Greydawn, Ron, if y'all wanna send 'em over here, I can teach 'em stick while I teach 'em how to drive in general. I guarantee that my regimen will have them passing the state exam, and it'll save you both costs on Driver's Ed classes.

Re: I'm sorry

Posted: Wed May 21, 2008 8:47 am
by Ron Caliburn
Might take you up on that . . . though I got some friends in the highway patrol who might let her do the driving courses they do.

Re: I'm sorry

Posted: Wed May 21, 2008 10:15 am
by Sophoroto
Malakai wrote:
Hannah wrote:Hey Soph,

Nothing wrong with fifteen, it means your the same age as me.

Hannah

PS: Driving school's gonna be fun!


Fifteen? How sweet a treat.


malidork you had best back off for your own good.

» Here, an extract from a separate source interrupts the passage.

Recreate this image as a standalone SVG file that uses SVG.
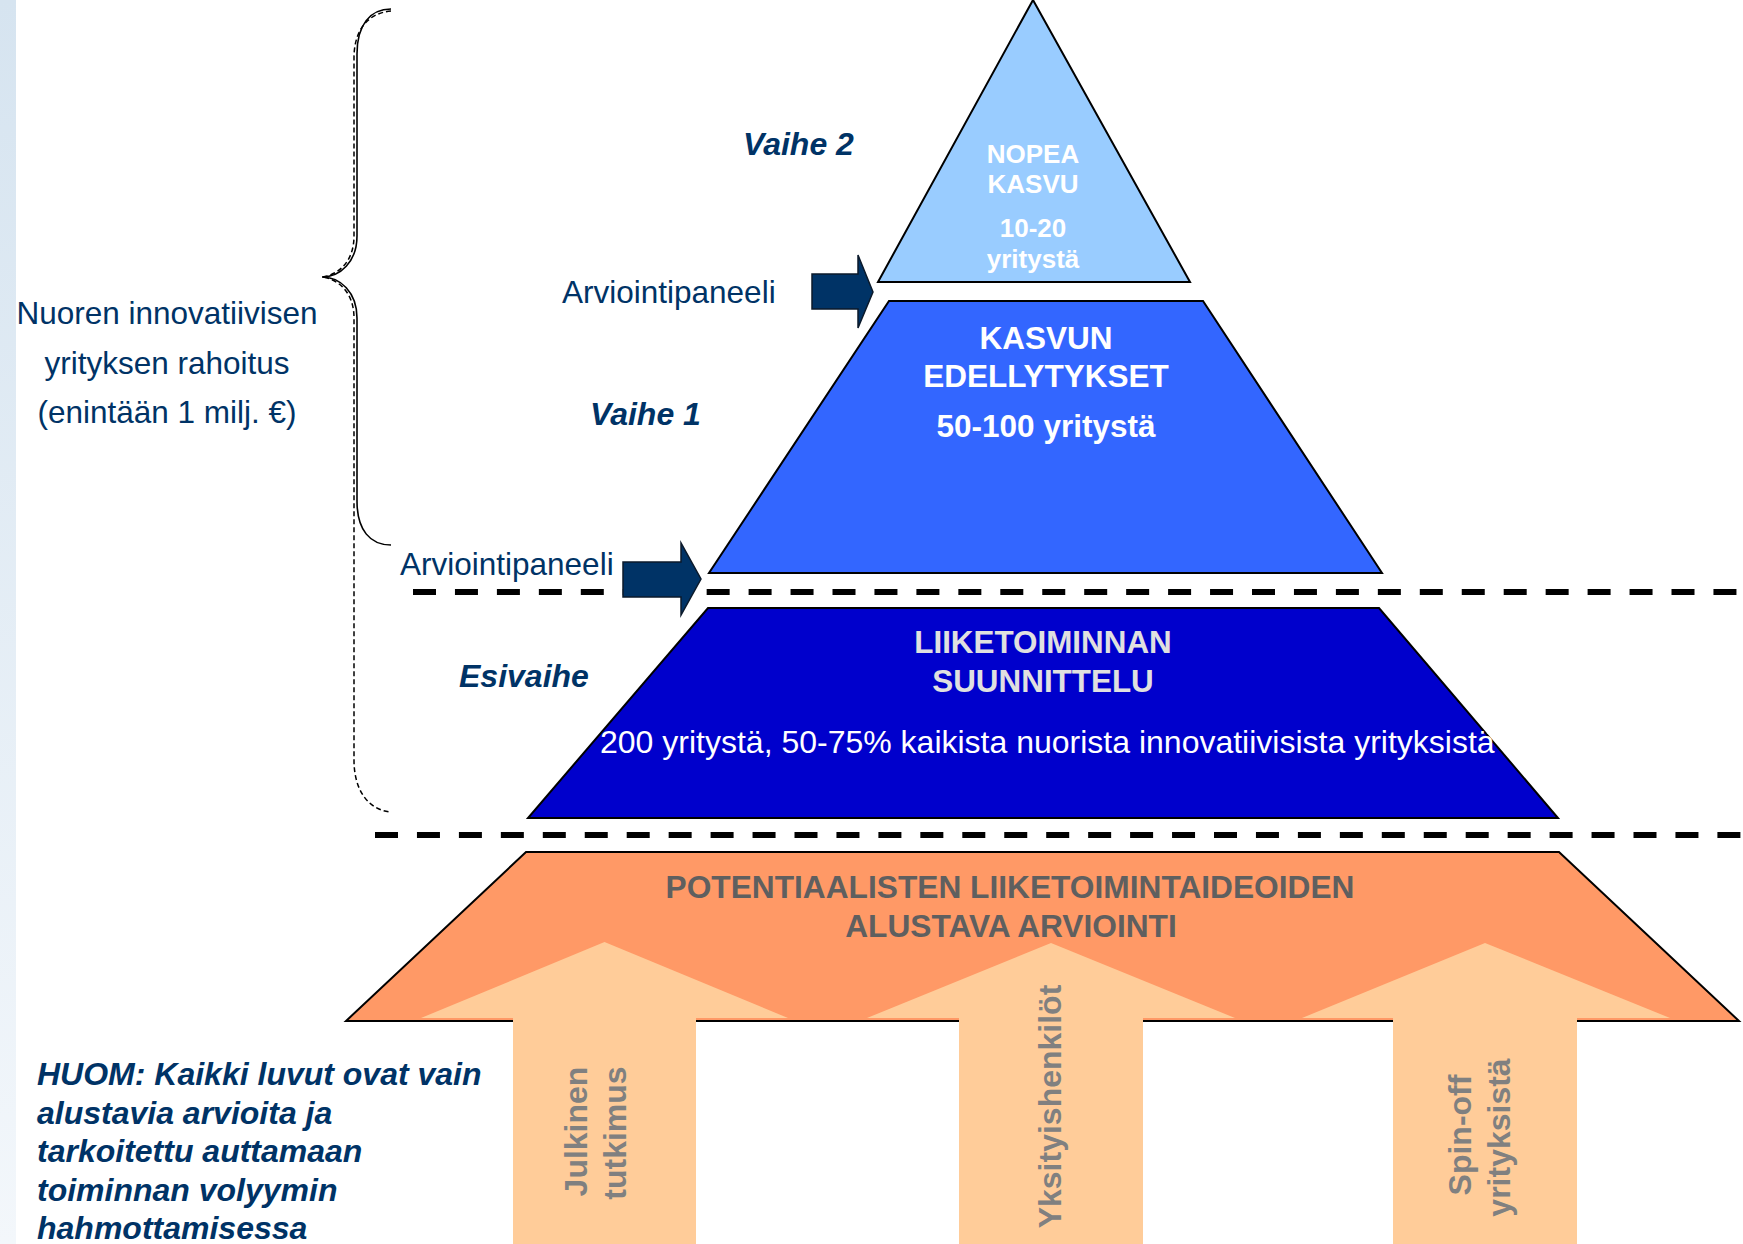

Thank you Miss Hannah, I know there is nothing wrong with being fifteen, it is just that most people see a kid and don't think they can understand emotions and the like. I hate it when someone says you are too young you wouldn't understand. I mean how is a person to learn if they aren't given the chance to experience situations or talk to about them. Thankfully Mr. Greydawn believes that sometimes the young are better at understanding certain situations since we don't have the preconceived notions that come with experience. He says we see things more clearly due to the fact that we don't over analyze things and that we see the face value of most things. Before some of you say he is over simplifying it, he also says that there are some things that we are not experienced enough to deal with.